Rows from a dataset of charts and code
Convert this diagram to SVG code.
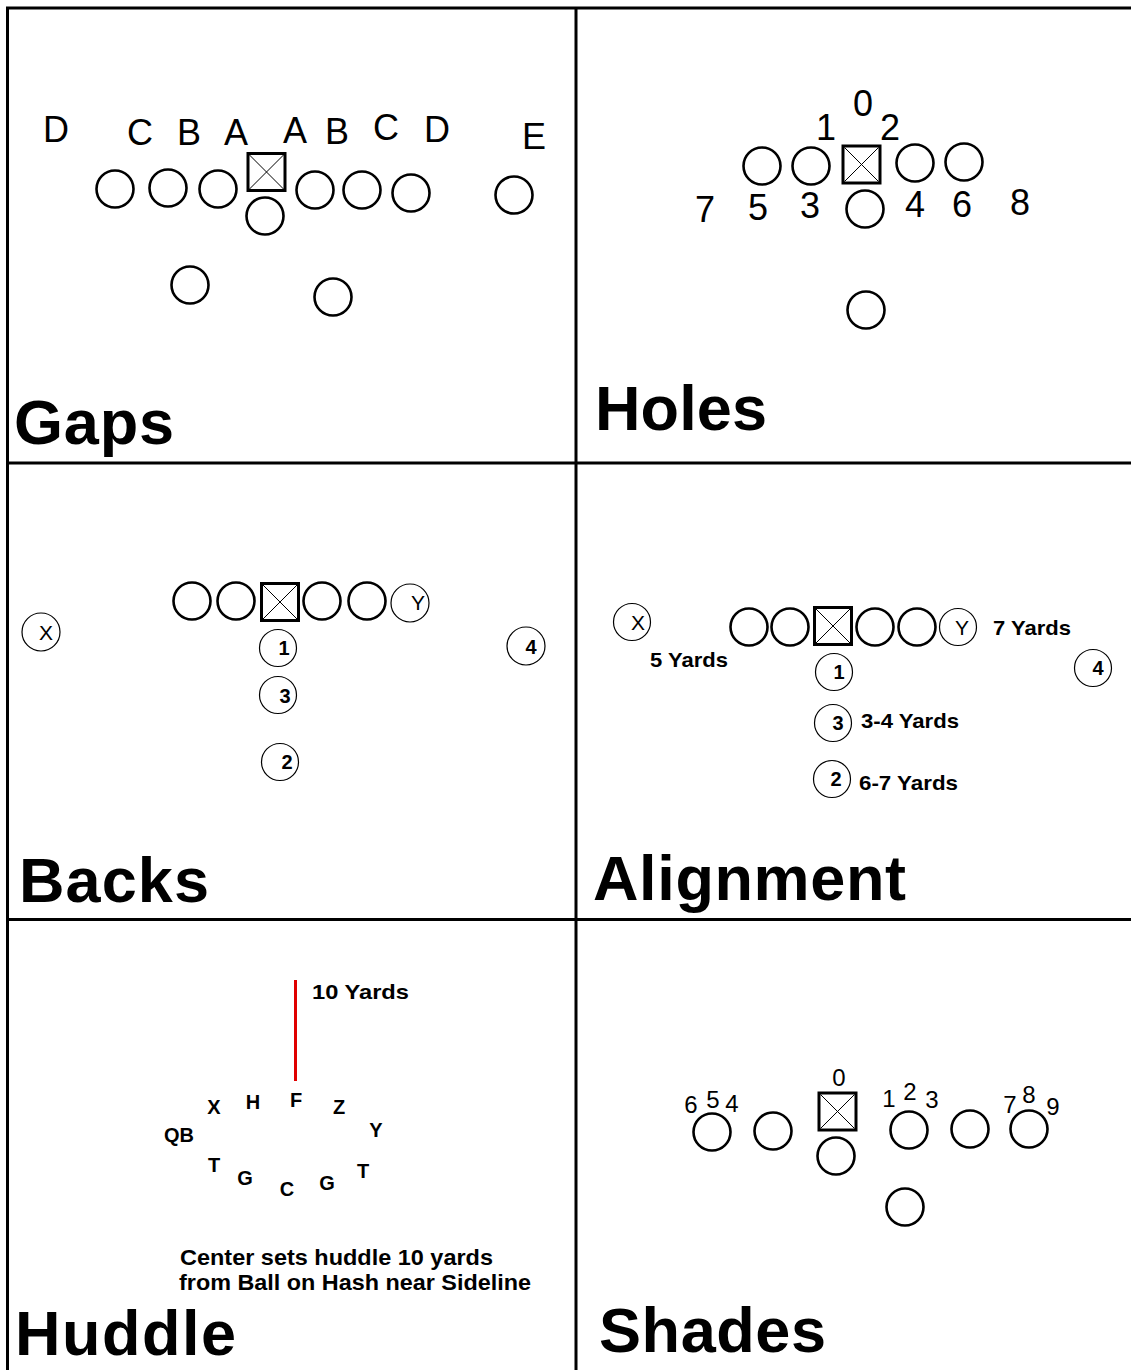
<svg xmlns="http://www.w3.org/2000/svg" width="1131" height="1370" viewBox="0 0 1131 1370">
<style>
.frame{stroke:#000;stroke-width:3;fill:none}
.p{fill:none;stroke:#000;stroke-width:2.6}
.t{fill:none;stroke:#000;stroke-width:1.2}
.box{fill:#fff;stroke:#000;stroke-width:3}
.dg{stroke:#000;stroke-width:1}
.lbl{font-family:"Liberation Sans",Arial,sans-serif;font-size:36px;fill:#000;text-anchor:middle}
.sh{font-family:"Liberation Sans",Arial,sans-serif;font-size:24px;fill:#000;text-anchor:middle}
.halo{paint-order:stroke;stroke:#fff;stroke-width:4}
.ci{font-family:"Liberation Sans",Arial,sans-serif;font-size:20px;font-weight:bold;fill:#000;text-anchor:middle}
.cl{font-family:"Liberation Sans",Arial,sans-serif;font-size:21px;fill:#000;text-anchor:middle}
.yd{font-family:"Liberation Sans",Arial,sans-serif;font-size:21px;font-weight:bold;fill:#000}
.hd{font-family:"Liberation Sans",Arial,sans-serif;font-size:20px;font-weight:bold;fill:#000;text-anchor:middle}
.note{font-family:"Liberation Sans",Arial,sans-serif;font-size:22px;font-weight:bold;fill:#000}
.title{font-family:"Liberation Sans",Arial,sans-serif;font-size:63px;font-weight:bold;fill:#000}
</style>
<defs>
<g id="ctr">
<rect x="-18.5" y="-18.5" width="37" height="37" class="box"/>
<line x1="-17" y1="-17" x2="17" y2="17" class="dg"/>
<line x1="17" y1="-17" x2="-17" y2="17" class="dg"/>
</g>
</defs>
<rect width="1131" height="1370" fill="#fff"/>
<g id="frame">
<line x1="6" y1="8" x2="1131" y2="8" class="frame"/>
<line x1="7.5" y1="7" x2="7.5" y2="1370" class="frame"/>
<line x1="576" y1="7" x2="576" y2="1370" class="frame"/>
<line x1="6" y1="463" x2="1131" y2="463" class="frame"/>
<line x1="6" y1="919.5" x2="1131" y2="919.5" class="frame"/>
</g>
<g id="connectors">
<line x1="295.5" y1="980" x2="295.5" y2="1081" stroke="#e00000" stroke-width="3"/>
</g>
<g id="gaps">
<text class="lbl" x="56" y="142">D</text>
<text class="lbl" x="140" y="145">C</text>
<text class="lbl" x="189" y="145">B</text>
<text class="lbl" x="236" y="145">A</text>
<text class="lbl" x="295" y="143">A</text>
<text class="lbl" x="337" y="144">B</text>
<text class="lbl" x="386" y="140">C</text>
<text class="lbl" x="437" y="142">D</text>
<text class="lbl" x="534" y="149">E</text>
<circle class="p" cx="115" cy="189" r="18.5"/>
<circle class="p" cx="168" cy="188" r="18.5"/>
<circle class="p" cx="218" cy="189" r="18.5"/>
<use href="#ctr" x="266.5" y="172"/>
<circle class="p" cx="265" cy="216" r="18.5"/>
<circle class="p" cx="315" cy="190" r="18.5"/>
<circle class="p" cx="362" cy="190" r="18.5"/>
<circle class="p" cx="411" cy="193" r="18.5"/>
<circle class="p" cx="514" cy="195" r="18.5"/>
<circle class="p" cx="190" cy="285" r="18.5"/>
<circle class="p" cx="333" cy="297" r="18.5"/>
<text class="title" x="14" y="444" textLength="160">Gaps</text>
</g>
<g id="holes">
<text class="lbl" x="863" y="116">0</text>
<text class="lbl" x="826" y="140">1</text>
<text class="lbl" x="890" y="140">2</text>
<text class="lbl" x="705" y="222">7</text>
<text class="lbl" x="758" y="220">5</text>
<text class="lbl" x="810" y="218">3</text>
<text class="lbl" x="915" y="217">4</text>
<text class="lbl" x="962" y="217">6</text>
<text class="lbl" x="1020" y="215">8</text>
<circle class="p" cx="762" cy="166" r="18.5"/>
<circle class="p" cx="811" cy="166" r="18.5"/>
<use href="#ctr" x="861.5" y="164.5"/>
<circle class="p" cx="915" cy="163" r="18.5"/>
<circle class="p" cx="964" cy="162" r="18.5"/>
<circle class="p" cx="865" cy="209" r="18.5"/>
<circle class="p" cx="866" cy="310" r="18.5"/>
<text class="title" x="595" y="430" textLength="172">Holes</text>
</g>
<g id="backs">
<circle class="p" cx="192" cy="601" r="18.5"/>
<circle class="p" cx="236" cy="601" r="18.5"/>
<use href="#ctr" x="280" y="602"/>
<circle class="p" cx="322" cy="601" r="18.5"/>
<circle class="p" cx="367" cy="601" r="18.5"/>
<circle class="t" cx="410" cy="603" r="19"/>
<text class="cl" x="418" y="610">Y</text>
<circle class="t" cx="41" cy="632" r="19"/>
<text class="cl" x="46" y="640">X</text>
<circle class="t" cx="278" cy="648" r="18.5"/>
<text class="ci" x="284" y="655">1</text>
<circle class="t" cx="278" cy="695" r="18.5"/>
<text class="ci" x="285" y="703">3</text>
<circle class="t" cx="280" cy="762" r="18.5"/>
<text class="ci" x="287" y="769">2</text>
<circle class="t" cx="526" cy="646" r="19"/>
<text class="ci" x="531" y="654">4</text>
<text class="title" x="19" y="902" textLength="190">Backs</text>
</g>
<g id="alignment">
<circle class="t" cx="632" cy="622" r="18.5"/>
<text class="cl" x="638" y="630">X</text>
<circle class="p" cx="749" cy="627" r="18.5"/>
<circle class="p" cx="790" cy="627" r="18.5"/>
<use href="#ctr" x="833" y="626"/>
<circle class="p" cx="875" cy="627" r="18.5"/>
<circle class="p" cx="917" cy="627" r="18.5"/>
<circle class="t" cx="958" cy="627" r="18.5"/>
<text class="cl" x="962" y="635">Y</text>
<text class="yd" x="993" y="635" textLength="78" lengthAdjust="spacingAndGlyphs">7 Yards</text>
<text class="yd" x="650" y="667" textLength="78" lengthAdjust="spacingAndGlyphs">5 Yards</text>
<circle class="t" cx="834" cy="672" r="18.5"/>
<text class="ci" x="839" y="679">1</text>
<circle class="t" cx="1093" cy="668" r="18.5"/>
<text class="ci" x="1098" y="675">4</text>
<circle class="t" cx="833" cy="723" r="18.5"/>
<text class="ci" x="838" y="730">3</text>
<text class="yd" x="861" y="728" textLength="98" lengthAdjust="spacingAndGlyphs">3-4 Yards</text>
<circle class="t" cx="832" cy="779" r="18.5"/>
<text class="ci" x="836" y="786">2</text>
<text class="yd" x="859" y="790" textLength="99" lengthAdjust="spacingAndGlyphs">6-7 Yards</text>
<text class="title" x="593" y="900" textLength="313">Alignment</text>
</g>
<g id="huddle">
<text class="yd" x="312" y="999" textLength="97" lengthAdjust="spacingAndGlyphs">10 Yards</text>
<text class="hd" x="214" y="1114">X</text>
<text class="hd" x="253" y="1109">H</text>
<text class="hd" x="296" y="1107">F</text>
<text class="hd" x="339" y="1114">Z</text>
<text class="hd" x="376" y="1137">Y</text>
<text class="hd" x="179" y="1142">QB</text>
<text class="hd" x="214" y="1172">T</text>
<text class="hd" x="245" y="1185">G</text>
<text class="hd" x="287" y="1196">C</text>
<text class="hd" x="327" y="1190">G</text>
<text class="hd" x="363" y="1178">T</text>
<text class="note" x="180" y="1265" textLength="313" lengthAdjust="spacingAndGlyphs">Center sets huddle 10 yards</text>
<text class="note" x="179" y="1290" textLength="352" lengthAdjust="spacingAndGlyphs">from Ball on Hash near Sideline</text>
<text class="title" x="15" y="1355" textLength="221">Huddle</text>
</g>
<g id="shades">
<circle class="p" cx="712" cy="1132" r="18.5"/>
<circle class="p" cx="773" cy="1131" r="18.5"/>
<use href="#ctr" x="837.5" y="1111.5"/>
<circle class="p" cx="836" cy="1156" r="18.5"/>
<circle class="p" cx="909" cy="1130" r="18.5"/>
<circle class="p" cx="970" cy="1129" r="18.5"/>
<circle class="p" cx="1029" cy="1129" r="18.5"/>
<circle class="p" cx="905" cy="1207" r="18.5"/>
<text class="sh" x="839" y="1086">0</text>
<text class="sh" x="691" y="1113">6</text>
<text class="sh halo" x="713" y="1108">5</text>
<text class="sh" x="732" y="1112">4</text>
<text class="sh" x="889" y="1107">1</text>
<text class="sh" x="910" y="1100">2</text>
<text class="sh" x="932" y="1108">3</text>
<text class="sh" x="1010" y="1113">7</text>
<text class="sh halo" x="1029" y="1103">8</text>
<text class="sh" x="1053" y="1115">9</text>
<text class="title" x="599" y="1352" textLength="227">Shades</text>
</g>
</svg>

==

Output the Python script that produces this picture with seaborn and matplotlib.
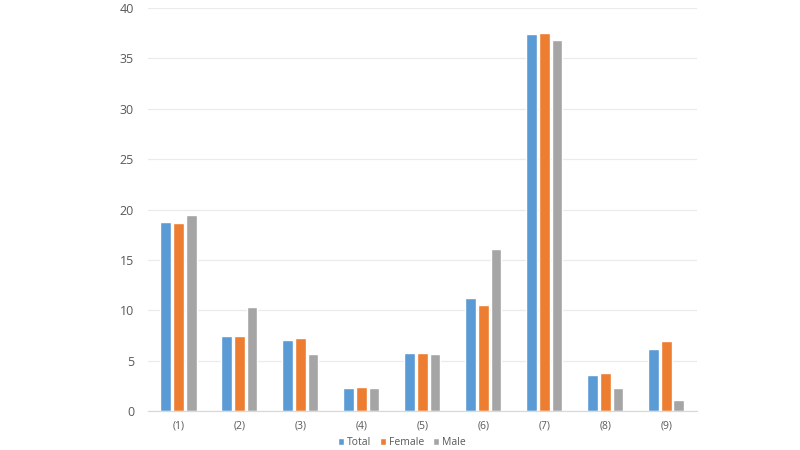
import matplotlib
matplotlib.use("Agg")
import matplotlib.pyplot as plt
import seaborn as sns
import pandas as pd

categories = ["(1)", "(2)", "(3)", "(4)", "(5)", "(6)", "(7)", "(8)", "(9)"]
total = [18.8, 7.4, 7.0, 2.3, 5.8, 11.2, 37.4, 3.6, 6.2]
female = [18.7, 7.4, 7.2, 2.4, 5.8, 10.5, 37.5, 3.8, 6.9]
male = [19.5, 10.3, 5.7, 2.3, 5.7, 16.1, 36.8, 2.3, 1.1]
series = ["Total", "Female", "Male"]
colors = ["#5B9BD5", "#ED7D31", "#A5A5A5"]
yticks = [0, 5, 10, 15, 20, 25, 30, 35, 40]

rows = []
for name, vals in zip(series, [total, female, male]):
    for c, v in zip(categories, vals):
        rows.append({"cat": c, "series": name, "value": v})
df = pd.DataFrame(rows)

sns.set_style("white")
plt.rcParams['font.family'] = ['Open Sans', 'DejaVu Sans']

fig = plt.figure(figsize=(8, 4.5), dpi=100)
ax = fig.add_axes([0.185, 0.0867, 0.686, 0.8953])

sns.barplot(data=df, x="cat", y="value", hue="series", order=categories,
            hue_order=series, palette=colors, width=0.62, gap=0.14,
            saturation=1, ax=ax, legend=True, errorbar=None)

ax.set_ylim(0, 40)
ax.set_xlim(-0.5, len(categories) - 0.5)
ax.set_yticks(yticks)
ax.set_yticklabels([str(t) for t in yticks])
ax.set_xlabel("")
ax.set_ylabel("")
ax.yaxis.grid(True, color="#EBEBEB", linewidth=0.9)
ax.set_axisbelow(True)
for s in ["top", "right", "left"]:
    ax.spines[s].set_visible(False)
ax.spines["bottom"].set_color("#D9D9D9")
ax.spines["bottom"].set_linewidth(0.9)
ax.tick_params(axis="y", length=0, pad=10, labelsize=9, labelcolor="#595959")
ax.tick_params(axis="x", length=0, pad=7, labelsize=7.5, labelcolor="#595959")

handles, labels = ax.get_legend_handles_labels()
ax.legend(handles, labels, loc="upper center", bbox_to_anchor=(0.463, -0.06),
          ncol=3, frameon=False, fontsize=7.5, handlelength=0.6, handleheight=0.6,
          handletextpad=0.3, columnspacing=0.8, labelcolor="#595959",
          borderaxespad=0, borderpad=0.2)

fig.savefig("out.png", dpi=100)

**GOAL OF THE EXERCISE**:
Copy out all lines above that include the string "seaborn".

**RESULT FOR THIS TASK**:
Output the Python script that produces this picture with seaborn and matplotlib.
import seaborn as sns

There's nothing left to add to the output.